Подобное умозаключение, однако, едва ли правомерно, поскольку оно упускает из виду одно важное обстоятельство. Дело в том, что и замкнутую теорию элементарных частиц — назовем ли мы ее «мировой формулой» или нет — следует понимать как идеализацию. Хотя она строго отображает неслыханно широкую область явлений, вполне могут существовать и другие явления, которые эта идеализация охватить неспособна. Наиболее разительным примером, доказывающим такую возможность, служит биология. Все биологические объекты тоже состоят из элементарных частиц, тем не менее понятия, в которых обычно описываются биологические процессы, например понятие самой жизни, не встречаются в этой идеализации. Так что физике еще предстоит развиваться в этом направлении.

Возразить на это можно было бы только то, что речь здесь идет уже не о физике, а о биологии, физика же при этом остается завершенной. Однако границы между физикой и смежными науками столь расплывчаты, что подобным различением достигают немногого. Потому-то большинство физиков и согласны в том, что именно вследствие неопределенного характера границ, отделяющих физику от смежных дисциплин, говорить о ее конце не следует.

Между тем некоторые физики оспаривают и то, что в обозримом будущем можно ожидать завершения даже этой узкой области физики элементарных частиц. Они указывают, что строительство все более мощных ускорителей позволяет достигать все более высоких энергий, сталкивающих частиц, а это может однажды привести нас к открытию неведомых территорий. Мнение это исходит, однако, из допущения, которое не имеет ни эмпирических, ни теоретических оснований, а именно: что при дальнейшем повышении энергий должны обнаруживаться новые явления. При изучении космических лучей не было найдено никаких новых явлений, между тем энергия, которую развивают в них сталкивающиеся частицы, в тысячи раз превосходит энергию самых мощных из существующих на сей день ускорителей. Не открыта также и частица кварк, существование которой гипотетически допустили некоторые теоретики. Нет, стало быть, ни экспериментальных, ни теоретических оснований для существования этих новых областей, но полностью исключить их существование нельзя[78].

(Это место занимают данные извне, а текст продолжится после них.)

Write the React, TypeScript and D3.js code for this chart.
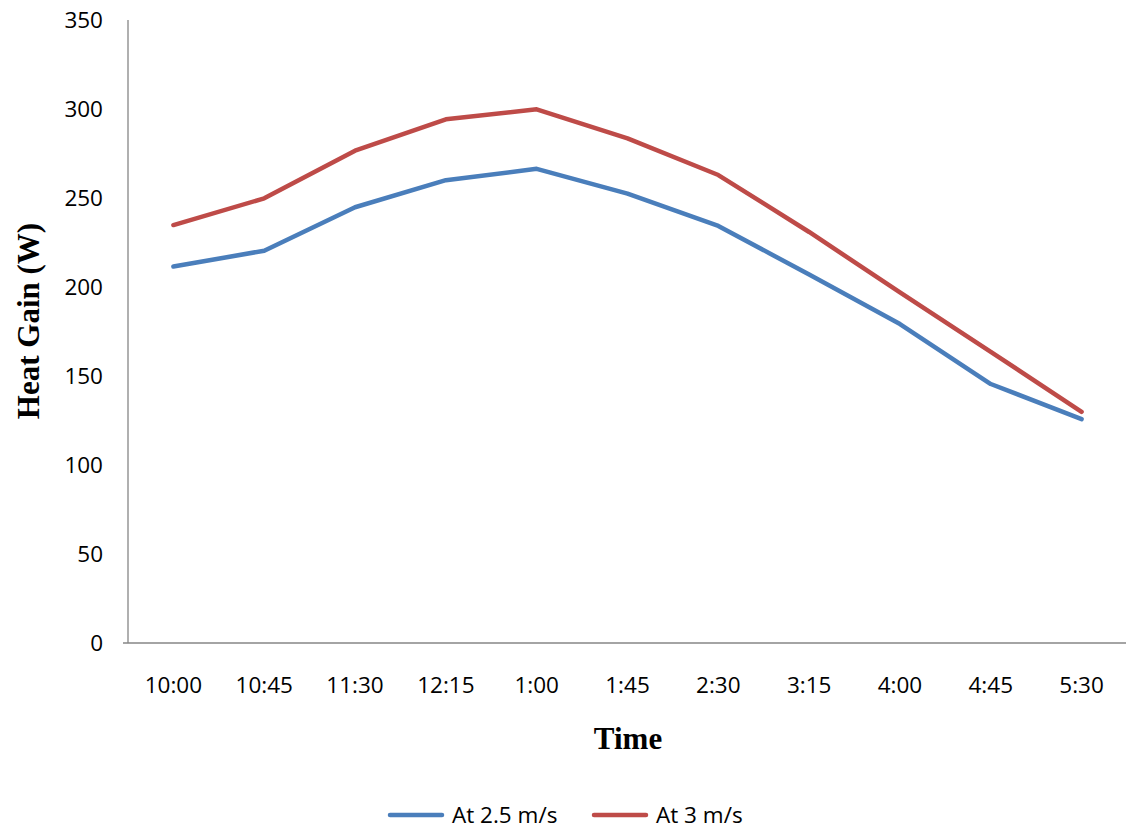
import React, { useEffect, useRef } from "react";
import * as d3 from "d3";

const categories = ["10:00", "10:45", "11:30", "12:15", "1:00", "1:45", "2:30", "3:15", "4:00", "4:45", "5:30"];
const series25 = [211.5, 220.4, 244.8, 260, 266.4, 252.5, 234.3, 207, 179.2, 145.5, 125.8];
const series3 = [234.8, 249.8, 276.6, 294.2, 299.8, 283.5, 262.9, 230.9, 197, 163.6, 129.9];
const yTicks = [0, 50, 100, 150, 200, 250, 300, 350];
const seriesNames = ["At 2.5 m/s", "At 3 m/s"];
const colors = ["#4A7EBB", "#BE4B48"];

export default function App() {
  const ref = useRef<SVGSVGElement>(null);
  useEffect(() => {
    const svg = d3.select(ref.current);
    svg.selectAll("*").remove();
    const W = 1126, H = 832;
    const left = 128, right = 1127, top = 20, bottom = 643;
    const font = "'Open Sans', 'Liberation Sans', sans-serif";
    const serif = "'Liberation Serif', 'Times New Roman', serif";
    const x = d3.scaleBand<string>().domain(categories).range([left, right]);
    const y = d3.scaleLinear().domain([0, 350]).range([bottom, top]);

    svg.append("rect").attr("width", W).attr("height", H).attr("fill", "#fff");

    svg.append("line").attr("x1", left).attr("x2", left).attr("y1", top).attr("y2", bottom)
      .attr("stroke", "#868686").attr("stroke-width", 1.3);
    svg.append("line").attr("x1", left - 5).attr("x2", right).attr("y1", bottom).attr("y2", bottom)
      .attr("stroke", "#868686").attr("stroke-width", 1.3);

    svg.selectAll(".yt").data(yTicks).enter().append("text")
      .attr("x", 103).attr("y", (d) => y(d)).attr("dy", "0.36em")
      .attr("text-anchor", "end").attr("font-family", font).attr("font-size", 22.5).attr("fill", "#000")
      .text((d) => d);

    svg.selectAll(".xt").data(categories).enter().append("text")
      .attr("x", (d) => (x(d) as number) + x.bandwidth() / 2).attr("y", 685)
      .attr("dy", "0.36em").attr("text-anchor", "middle")
      .attr("font-family", font).attr("font-size", 22.5).attr("fill", "#000")
      .text((d) => d);

    const line = d3.line<number>()
      .x((_, i) => (x(categories[i]) as number) + x.bandwidth() / 2)
      .y((d) => y(d));

    [series25, series3].forEach((s, i) => {
      svg.append("path").attr("d", line(s) as string).attr("fill", "none")
        .attr("stroke", colors[i]).attr("stroke-width", 4.5)
        .attr("stroke-linejoin", "round").attr("stroke-linecap", "round");
    });

    svg.append("text").attr("transform", "translate(39,321) rotate(-90)")
      .attr("text-anchor", "middle").attr("font-family", serif)
      .attr("font-weight", "bold").attr("font-size", 31).text("Heat Gain (W)");
    svg.append("text").attr("x", 628).attr("y", 749)
      .attr("text-anchor", "middle").attr("font-family", serif)
      .attr("font-weight", "bold").attr("font-size", 31).text("Time");

    const legendX = [390, 594];
    seriesNames.forEach((n, i) => {
      svg.append("line").attr("x1", legendX[i]).attr("x2", legendX[i] + 52).attr("y1", 815).attr("y2", 815)
        .attr("stroke", colors[i]).attr("stroke-width", 4.5).attr("stroke-linecap", "round");
      svg.append("text").attr("x", legendX[i] + 62).attr("y", 815).attr("dy", "0.36em")
        .attr("font-family", font).attr("font-size", 22.5).attr("fill", "#000").text(n);
    });
  }, []);
  return <svg ref={ref} width={1126} height={832} style={{ display: "block", position: "absolute", left: 0, top: 0 }} />;
}
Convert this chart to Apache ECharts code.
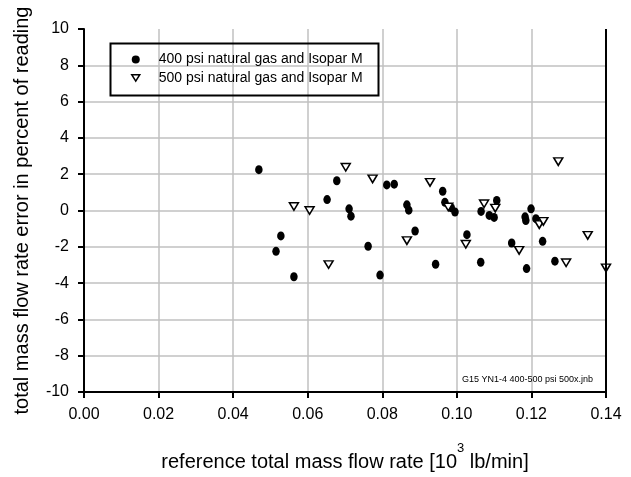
<!DOCTYPE html>
<html>
<head>
<meta charset="utf-8">
<script src="https://cdn.jsdelivr.net/npm/echarts@6/dist/echarts.min.js"></script>
<style>html,body{margin:0;padding:0;background:#fff}#c{width:631px;height:477px}</style>
</head>
<body>
<div id="c"></div>
<script>
const seriesNames = ['400 psi natural gas and Isopar M', '500 psi natural gas and Isopar M'];
const x400 = [0.0469,0.0678,0.0652,0.0528,0.0515,0.0563,0.0812,0.0832,0.0711,0.0716,0.0866,0.0871,0.0888,0.0762,0.0794,0.0962,0.0968,0.0985,0.0995,0.1107,0.1065,0.1087,0.1100,0.1027,0.1147,0.0943,0.1064,0.1199,0.1183,0.1185,0.1212,0.1230,0.1263,0.1187];
const y400 = [2.25,1.64,0.60,-1.40,-2.25,-3.65,1.41,1.45,0.09,-0.31,0.31,0.02,-1.13,-1.97,-3.56,1.06,0.45,0.15,-0.08,0.55,-0.05,-0.27,-0.38,-1.33,-1.79,-2.96,-2.85,0.09,-0.35,-0.55,-0.45,-1.70,-2.79,-3.20];
const x500 = [0.0563,0.0605,0.0656,0.0702,0.0774,0.0866,0.0928,0.0977,0.1073,0.1103,0.1024,0.1272,0.1221,0.1232,0.1167,0.1351,0.1293,0.1400];
const y500 = [0.22,0.00,-2.98,2.38,1.74,-1.66,1.55,0.19,0.37,0.13,-1.86,2.69,-0.78,-0.60,-2.20,-1.37,-2.88,-3.16];
const xTicks = ['0.00','0.02','0.04','0.06','0.08','0.10','0.12','0.14'];
const yTicks = ['-10','-8','-6','-4','-2','0','2','4','6','8','10'];
const noteText = 'G15 YN1-4 400-500 psi 500x.jnb';

const FF = 'Liberation Sans, Arial, sans-serif';
const tri = 'path://M0,0 L10,0 L5,8 Z';
const chart = echarts.init(document.getElementById('c'), null, {renderer:'canvas'});
chart.setOption({
  animation: false,
  backgroundColor: '#fff',
  grid: {left: 84, right: 25, top: 29, bottom: 83, containLabel: false},
  xAxis: {
    type: 'value', min: 0, max: 0.14, interval: 0.02,
    axisLine: {show: true, onZero: false, lineStyle: {color: '#000', width: 2}},
    axisTick: {show: true, length: 6, lineStyle: {color: '#000', width: 2}},
    axisLabel: {fontFamily: FF, fontSize: 16, color: '#000', margin: 15,
      formatter: (v) => xTicks[Math.round(v / 0.02)]},
    splitLine: {show: true, lineStyle: {color: '#c0c0c0', width: 1.5}},
    name: '{a|reference total mass flow rate [10}{sup|3}{a| lb/min]}',
    nameLocation: 'middle', nameGap: 50,
    nameTextStyle: {fontFamily: FF, fontSize: 20, color: '#000',
      rich: {
        a: {fontSize: 20, lineHeight: 30, fontFamily: FF, color: '#000', verticalAlign: 'bottom'},
        sup: {fontSize: 13, lineHeight: 13, verticalAlign: 'top', fontFamily: FF, color: '#000'}
      }}
  },
  yAxis: {
    type: 'value', min: -10, max: 10, interval: 2,
    axisLine: {show: true, onZero: false, lineStyle: {color: '#000', width: 2}},
    axisTick: {show: true, length: 6, lineStyle: {color: '#000', width: 2}},
    axisLabel: {fontFamily: FF, fontSize: 16, color: '#000', margin: 15,
      formatter: (v) => yTicks[Math.round((v + 10) / 2)]},
    splitLine: {show: true, showMaxLine: false, lineStyle: {color: '#c0c0c0', width: 1.5}},
    name: 'total mass flow rate error in percent of reading',
    nameLocation: 'middle', nameGap: 52,
    nameTextStyle: {fontFamily: FF, fontSize: 20, color: '#000'}
  },
  legend: {
    left: 126, top: 46.5, orient: 'vertical', itemGap: 2.4,
    itemWidth: 8, itemHeight: 8,
    textStyle: {fontFamily: FF, fontSize: 14, lineHeight: 16, color: '#000', padding: [0,0,0,14]},
    data: [
      {name: seriesNames[0], icon: 'circle', itemStyle: {color: '#000'}},
      {name: seriesNames[1], icon: tri, itemStyle: {color: '#fff', borderColor: '#000', borderWidth: 1.5}}
    ]
  },
  graphic: [
    {type: 'rect', left: 108, top: 41, shape: {width: 268, height: 52}, style: {fill: 'none', stroke: '#000', lineWidth: 2}, z: 100},
    {type: 'line', shape: {x1: 606, y1: 29, x2: 606, y2: 395}, style: {stroke: '#000', lineWidth: 2}, z: 100},
    {type: 'text', left: 462, top: 375, style: {text: noteText, fontFamily: FF, fontSize: 9, fill: '#000'}, z: 100}
  ],
  series: [
    {name: seriesNames[0], type: 'scatter', clip: false, symbol: 'circle', symbolSize: [7.5, 9],
     itemStyle: {color: '#000', opacity: 1},
     data: x400.map((x, i) => [x, y400[i]])},
    {name: seriesNames[1], type: 'scatter', clip: false, symbol: tri, symbolSize: [9, 7.5],
     itemStyle: {color: '#fff', borderColor: '#000', borderWidth: 1.5, opacity: 1},
     data: x500.map((x, i) => [x, y500[i]])}
  ]
});
</script>
</body>
</html>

Пока не появились новые опытные данные такого рода, надо — размышляя над вопросом о конце физики — в первую очередь сосредоточить внимание на расплывчатых границах физики со смежными сферами науки и на ином способе образования понятий, который используется в этих смежных областях. К таким пограничным сферам относится математика, теория информации и философия, и в будущем, обсуждая очередное научное завоевание, мы, видимо, не всегда сможем без затруднения решить, идет ли здесь речь об успехе физики, теории информации или философии; внедряется ли физика в биологию или же биология все в большей мере пользуется физическими методами и ставит свои проблемы в духе физики. О конце физики можно было бы говорить поэтому только в случае, если бы некоторые методы и способы образования понятий были закреплены за физикой, а другие формы постановки проблем предоставлены другим наукам. Такое, впрочем, вряд ли произойдет, ибо ближайшее развитие будет характеризоваться именно объединением науки, преодолением исторически сложившихся границ между отдельными дисциплинами.